Além de resultados muito interessantes sobre os efeitos dos treinamentos baseados em jogos sobre o condicionamento físico, estudos também compararam o desenvolvimento de habilidades (skills) entre estes treinamentos e treinamentos padrões. Neste caso, as comparações focaram em entender diferenças entre atividades com componentes aleatórios/imprevisíveis e atividades fixas/em blocos. 

Em treinamentos baseados em jogos (componentes aleatórios/imprevisíveis), a aprendizagem de novas habilidades manteve-se por mais tempo e foi transferida para habilidades similares. Isso porque, enquanto não houve oportunidades de tomada de decisão nas práticas de drills em blocos, as atividades aleatórias presentes nos treinamentos baseados em jogos proporcionaram centenas de oportunidades de tomada de decisão. Aplicação: embora existam diversos resultados indicando que os treinamentos baseados em jogos são mais vantajosos em relação à aquisição e manutenção de habilidades esportivas, um ponto negativo é que a aprendizagem, a performance e provavelmente a confiança apresentam resultados piores a curto-prazo. Dessa forma, uma das tarefas dos treinadores é utilizar os treinamentos com componentes aleatórios ao mesmo tempo em que trabalham a confiança dos atletas para esperarem por melhores resultados a médio/longo-prazo. Devido a isso, os treinamentos baseados em jogos devem ser iniciados prioritariamente na pré-temporada e, durante a temporada, podem ser realizados no momento da semana mais distante do dia da competição.

Outros estudos ainda constataram outra informação importante. Os atletas considerados como bons tomadores de decisões por seus companheiros haviam participado de um maior número de modalidades esportivas de invasão durante o período de formação, o que associa a performance profissional deles ao desenvolvimento de repertórios cognitivos e motores que dão suporte a um funcionamento cerebral mais eficiente e flexível.

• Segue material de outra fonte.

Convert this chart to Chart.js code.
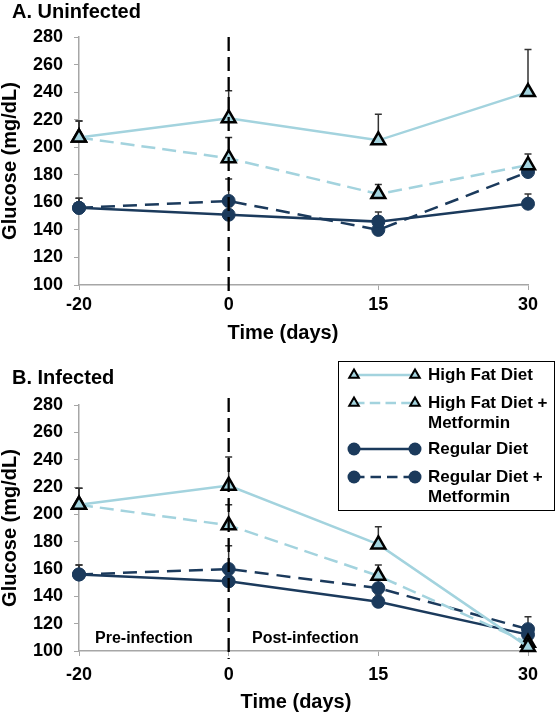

Por fim, diferentes estudos mostraram que os treinamentos baseados em jogos resultaram em uma melhora mais pronunciada em execução de passes, precisão, tomada de decisão, desempenho tático e, o mais importante, performance em partidas.

 

Essa revisão apresenta pontos controversos, principalmente em relação à utilização dos treinamentos baseados em jogos como substituição de parte das atividades tradicionais de condicionamento físico, mas também apresenta muitos resultados interessantes para quem está disposto a inovar parte da rotina de treinamento em busca de formar atletas com capacidades cognitivas mais desenvolvidas e, consequentemente, maior capacidade de tomada de decisão.

O que seria um treinamento baseado em jogos para os seus atletas?

E também muito importante: o que seria um treinamento baseado em jogos para esportes individuais?